* START SUPPLIED MATERIAL *
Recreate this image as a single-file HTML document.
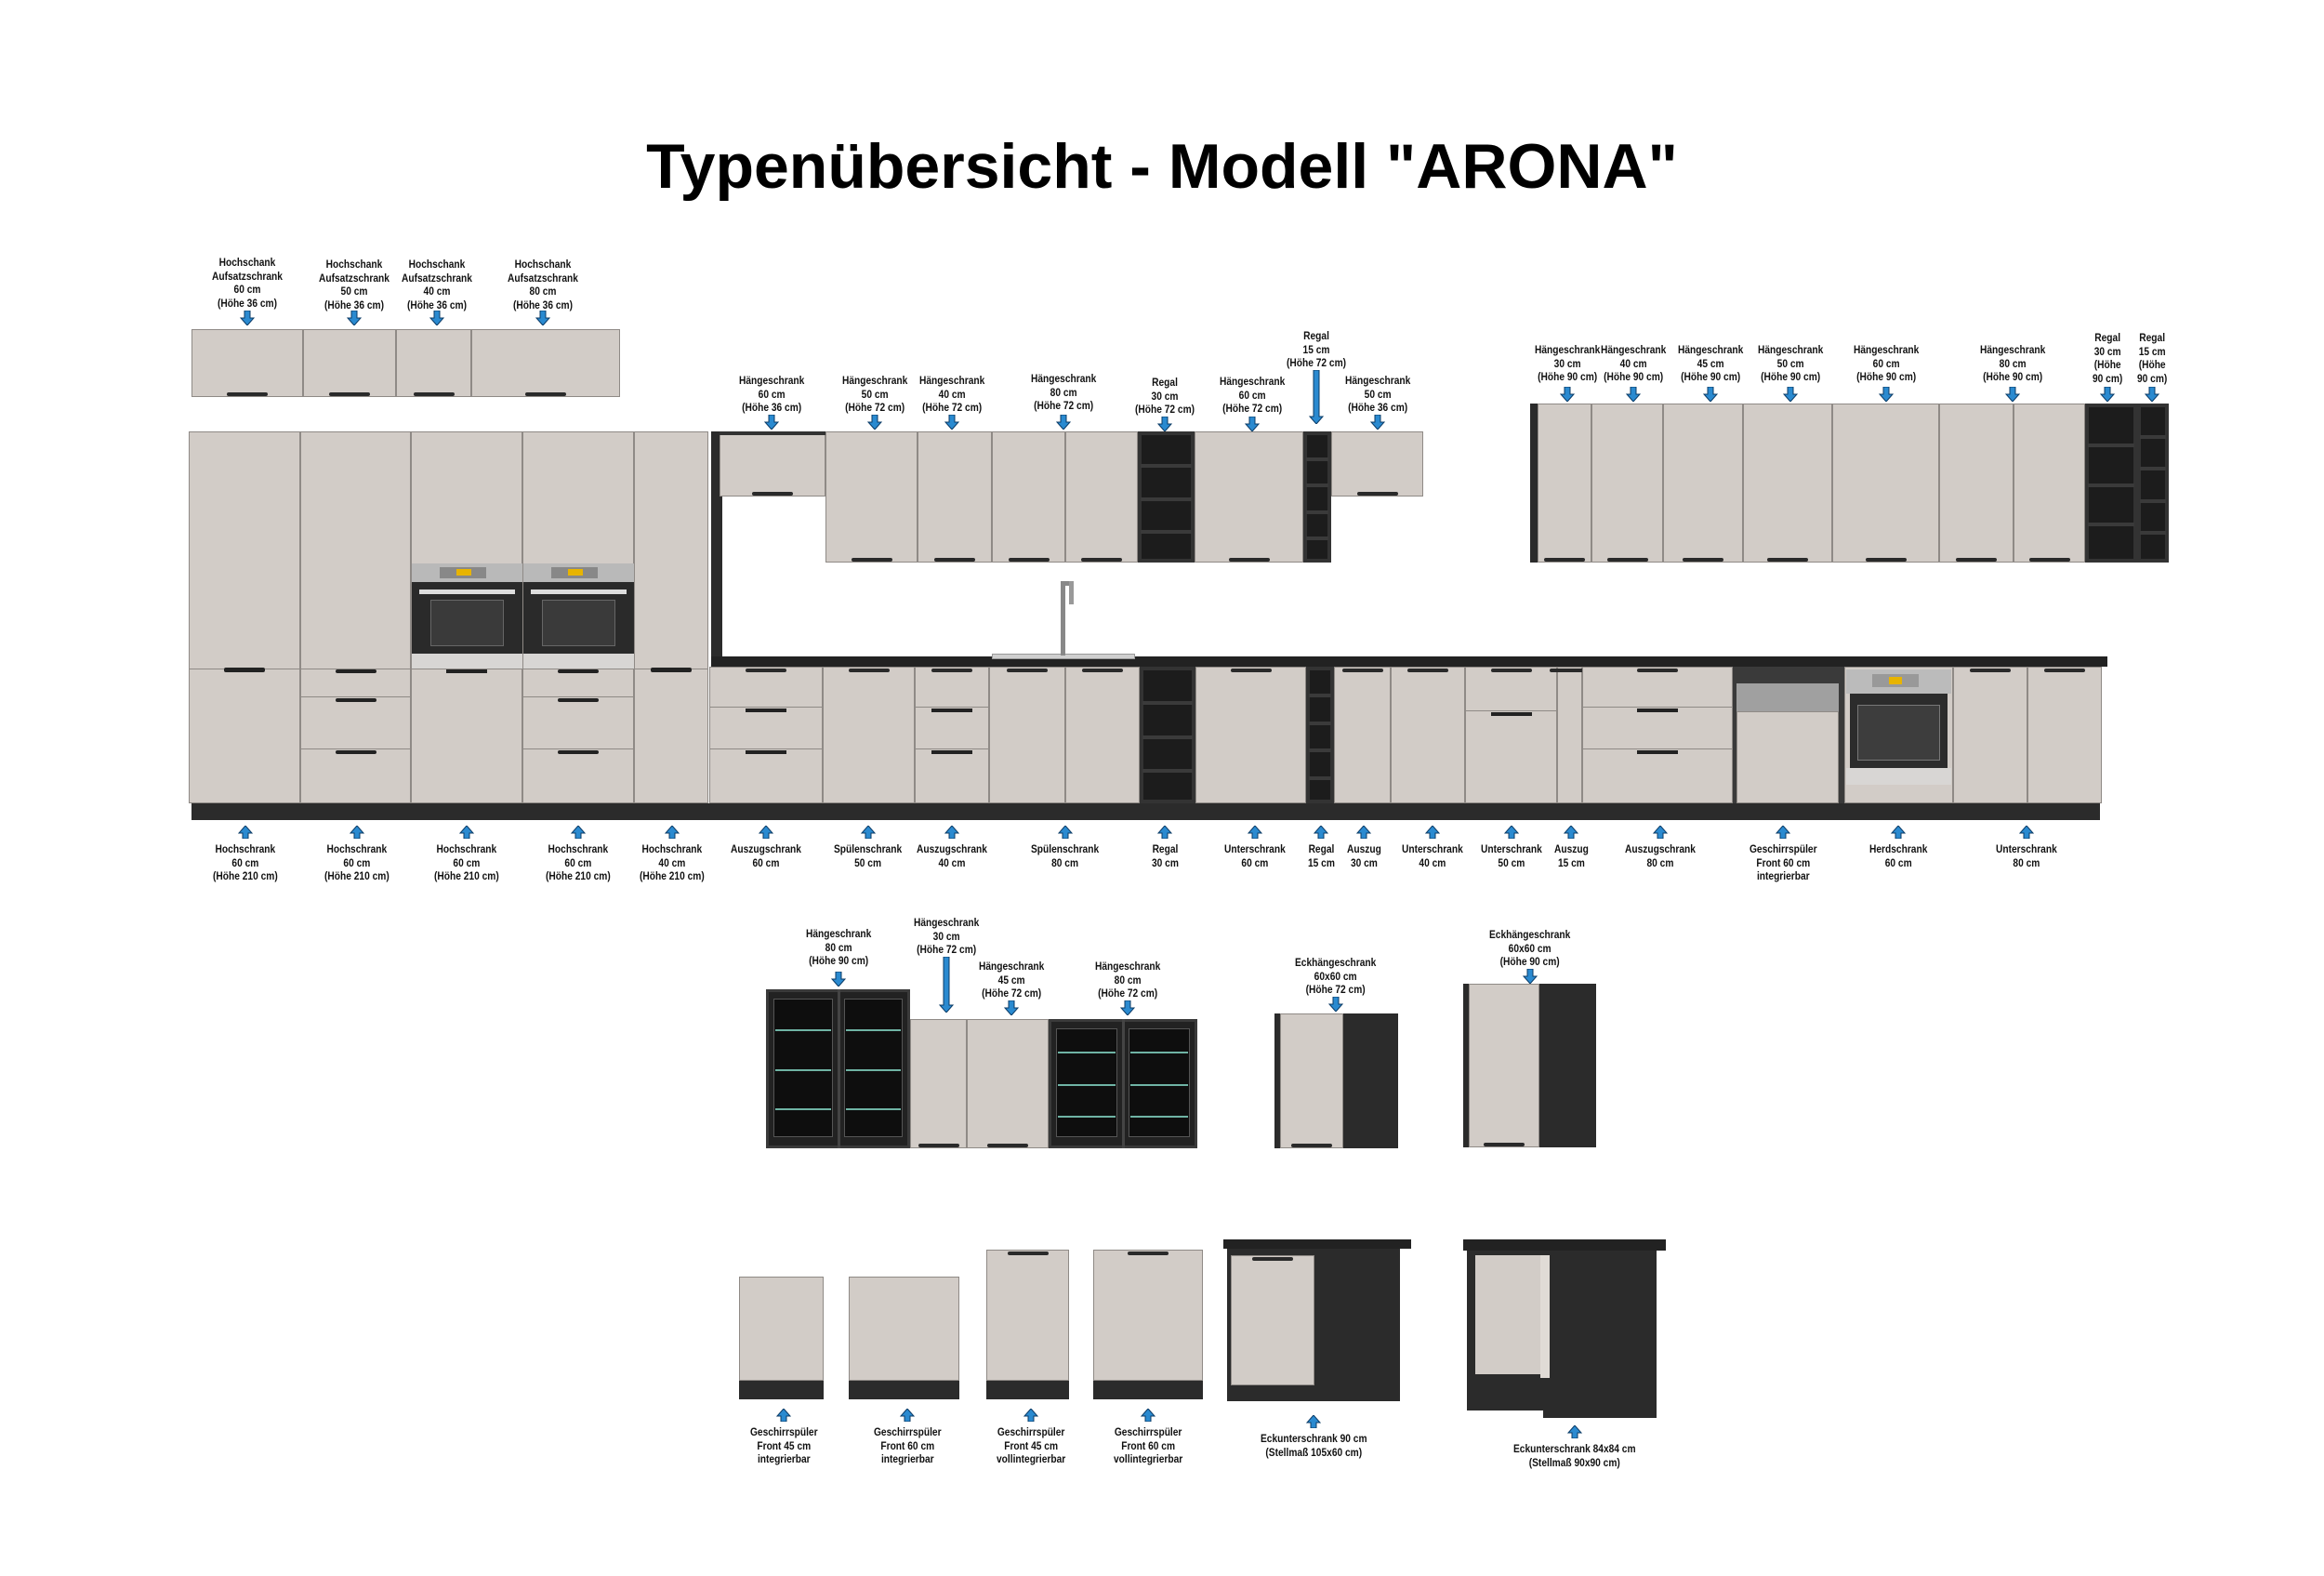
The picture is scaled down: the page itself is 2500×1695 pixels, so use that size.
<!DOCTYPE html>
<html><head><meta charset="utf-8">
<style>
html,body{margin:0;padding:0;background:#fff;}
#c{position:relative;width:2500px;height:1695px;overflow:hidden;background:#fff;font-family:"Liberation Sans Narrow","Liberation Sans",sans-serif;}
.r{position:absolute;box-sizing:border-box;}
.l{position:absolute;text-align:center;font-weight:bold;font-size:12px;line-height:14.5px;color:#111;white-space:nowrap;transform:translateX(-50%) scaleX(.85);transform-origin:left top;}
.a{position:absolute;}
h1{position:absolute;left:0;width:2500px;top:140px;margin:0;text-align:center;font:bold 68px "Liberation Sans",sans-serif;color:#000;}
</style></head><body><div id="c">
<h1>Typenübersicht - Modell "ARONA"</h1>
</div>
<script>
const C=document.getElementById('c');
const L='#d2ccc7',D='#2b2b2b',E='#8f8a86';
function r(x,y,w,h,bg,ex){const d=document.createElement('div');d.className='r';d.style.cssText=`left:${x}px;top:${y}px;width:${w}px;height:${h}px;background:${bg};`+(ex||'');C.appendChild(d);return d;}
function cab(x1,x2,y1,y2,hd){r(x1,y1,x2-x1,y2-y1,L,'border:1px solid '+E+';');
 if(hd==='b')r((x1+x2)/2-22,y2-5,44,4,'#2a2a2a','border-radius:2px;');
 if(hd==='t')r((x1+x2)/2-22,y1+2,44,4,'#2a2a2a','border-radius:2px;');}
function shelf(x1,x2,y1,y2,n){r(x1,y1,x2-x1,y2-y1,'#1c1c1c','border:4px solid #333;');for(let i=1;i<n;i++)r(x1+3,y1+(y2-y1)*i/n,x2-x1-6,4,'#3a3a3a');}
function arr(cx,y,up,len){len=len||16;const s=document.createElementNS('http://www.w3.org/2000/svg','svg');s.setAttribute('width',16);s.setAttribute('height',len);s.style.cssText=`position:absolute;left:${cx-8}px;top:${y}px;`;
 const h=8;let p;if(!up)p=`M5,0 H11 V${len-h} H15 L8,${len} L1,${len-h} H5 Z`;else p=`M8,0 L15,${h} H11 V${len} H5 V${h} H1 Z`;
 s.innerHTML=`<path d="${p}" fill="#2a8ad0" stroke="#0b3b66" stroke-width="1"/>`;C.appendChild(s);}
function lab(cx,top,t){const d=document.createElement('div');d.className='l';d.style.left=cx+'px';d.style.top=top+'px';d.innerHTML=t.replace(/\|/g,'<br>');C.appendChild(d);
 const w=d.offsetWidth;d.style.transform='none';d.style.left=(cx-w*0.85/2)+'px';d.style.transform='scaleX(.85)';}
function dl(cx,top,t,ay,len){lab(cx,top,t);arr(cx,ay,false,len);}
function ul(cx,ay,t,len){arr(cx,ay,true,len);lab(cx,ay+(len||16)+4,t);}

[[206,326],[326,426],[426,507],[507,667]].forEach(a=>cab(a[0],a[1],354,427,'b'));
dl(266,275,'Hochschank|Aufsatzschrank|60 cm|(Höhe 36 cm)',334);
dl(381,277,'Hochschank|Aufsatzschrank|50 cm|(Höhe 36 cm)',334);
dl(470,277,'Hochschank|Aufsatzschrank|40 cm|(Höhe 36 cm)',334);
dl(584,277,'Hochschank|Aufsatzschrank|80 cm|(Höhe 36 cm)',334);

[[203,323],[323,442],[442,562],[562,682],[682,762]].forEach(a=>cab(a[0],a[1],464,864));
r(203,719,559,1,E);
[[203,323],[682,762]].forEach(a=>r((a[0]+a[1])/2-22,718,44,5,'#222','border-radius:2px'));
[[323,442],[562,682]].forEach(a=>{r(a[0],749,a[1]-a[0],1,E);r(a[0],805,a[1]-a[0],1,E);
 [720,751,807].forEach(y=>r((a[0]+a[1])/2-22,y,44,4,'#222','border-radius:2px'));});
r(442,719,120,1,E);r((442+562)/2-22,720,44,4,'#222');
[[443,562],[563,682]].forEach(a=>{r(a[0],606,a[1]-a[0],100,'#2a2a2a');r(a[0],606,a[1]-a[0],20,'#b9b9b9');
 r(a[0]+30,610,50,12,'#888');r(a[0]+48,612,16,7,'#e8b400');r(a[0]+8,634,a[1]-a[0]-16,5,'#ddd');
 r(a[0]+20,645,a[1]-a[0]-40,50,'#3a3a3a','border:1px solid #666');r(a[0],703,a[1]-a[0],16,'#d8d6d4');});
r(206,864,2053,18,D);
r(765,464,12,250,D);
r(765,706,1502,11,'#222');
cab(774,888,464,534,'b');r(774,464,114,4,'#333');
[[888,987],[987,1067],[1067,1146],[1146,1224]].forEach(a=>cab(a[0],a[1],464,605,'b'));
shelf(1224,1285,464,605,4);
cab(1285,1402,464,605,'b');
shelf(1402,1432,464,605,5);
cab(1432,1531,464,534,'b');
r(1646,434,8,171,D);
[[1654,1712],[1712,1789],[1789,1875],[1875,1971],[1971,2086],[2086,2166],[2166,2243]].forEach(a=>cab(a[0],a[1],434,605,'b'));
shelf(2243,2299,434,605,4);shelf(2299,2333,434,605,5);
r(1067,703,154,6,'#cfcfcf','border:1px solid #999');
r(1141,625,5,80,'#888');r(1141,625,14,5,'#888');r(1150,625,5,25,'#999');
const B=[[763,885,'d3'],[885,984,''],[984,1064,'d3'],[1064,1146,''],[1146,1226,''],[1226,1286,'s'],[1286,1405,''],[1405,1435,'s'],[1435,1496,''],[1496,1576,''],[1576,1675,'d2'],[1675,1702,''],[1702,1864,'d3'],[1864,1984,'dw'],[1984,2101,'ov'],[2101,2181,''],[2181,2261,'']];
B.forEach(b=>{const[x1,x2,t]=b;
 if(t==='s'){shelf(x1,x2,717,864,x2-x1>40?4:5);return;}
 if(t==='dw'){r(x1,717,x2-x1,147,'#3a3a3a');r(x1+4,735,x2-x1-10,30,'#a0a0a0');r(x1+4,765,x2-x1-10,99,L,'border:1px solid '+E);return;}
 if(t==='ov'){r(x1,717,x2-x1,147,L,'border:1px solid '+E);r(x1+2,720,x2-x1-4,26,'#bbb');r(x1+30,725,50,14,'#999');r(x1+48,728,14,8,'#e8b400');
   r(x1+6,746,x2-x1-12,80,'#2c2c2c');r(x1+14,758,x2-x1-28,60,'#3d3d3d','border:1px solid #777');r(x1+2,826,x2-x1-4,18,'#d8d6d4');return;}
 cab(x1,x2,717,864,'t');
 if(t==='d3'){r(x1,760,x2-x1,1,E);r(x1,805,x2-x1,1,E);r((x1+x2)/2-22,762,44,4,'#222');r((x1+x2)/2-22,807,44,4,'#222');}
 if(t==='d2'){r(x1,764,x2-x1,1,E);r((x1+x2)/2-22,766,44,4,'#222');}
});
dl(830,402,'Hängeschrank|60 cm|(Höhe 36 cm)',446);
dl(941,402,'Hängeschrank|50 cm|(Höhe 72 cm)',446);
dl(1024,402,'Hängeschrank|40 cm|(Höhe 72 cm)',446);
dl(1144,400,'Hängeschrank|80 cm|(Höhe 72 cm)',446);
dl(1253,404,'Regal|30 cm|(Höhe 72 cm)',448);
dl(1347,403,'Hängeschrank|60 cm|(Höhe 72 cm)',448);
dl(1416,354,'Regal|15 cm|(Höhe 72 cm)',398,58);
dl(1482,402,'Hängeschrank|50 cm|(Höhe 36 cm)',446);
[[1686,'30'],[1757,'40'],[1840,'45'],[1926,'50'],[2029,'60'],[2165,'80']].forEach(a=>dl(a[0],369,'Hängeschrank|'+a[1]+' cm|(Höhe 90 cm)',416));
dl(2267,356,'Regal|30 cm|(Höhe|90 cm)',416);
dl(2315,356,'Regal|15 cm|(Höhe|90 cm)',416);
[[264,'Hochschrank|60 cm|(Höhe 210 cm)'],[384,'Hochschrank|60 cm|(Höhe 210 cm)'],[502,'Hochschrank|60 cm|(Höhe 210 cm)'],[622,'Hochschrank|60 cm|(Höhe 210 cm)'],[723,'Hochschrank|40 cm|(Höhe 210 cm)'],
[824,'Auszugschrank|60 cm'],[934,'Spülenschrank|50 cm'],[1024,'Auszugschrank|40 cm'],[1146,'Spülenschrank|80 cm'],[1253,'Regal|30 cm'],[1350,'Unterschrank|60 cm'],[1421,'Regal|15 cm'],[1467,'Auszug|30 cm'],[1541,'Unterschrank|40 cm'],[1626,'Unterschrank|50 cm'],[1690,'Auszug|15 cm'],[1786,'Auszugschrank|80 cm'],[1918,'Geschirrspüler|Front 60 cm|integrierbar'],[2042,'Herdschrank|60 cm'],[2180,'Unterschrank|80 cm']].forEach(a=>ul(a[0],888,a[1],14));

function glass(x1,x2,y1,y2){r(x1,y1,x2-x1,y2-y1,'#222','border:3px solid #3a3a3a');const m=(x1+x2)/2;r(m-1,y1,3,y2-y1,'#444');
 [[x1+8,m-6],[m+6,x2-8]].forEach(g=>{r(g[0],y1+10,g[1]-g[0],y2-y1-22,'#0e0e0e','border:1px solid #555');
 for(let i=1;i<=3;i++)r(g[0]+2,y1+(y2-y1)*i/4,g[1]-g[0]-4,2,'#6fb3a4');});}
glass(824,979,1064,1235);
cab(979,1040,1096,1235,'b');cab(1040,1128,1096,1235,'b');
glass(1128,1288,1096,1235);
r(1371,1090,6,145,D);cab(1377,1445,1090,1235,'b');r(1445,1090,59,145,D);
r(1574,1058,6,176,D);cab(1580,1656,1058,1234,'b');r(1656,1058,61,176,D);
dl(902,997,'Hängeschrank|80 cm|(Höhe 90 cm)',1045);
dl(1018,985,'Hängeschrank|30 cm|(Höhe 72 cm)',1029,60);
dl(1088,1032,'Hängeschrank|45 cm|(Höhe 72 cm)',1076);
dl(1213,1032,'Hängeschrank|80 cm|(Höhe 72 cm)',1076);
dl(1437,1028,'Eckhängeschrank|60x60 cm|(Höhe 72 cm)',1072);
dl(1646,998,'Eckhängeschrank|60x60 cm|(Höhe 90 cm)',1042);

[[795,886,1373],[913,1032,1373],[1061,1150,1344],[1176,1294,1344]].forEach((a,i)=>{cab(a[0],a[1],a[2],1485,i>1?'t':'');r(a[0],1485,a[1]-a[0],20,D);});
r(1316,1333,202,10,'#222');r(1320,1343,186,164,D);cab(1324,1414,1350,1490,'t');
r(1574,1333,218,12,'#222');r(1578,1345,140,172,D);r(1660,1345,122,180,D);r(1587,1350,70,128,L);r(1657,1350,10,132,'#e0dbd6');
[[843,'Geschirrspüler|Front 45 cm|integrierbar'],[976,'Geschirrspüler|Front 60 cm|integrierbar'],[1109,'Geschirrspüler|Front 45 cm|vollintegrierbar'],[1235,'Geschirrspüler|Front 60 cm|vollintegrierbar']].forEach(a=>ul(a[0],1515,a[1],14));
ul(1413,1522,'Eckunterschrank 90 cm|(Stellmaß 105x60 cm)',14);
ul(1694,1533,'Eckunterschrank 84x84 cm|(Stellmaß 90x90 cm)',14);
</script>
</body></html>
* END SUPPLIED MATERIAL *
Scan the material above. Copy each line that holds the word "document".

## EXERCISE ANSWER
Recreate this image as a single-file HTML document.
const C=document.getElementById('c');
function r(x,y,w,h,bg,ex){const d=document.createElement('div');d.className='r';d.style.cssText=`left:${x}px;top:${y}px;width:${w}px;height:${h}px;background:${bg};`+(ex||'');C.appendChild(d);return d;}
function arr(cx,y,up,len){len=len||16;const s=document.createElementNS('http://www.w3.org/2000/svg','svg');s.setAttribute('width',16);s.setAttribute('height',len);s.style.cssText=`position:absolute;left:${cx-8}px;top:${y}px;`;
function lab(cx,top,t){const d=document.createElement('div');d.className='l';d.style.left=cx+'px';d.style.top=top+'px';d.innerHTML=t.replace(/\|/g,'<br>');C.appendChild(d);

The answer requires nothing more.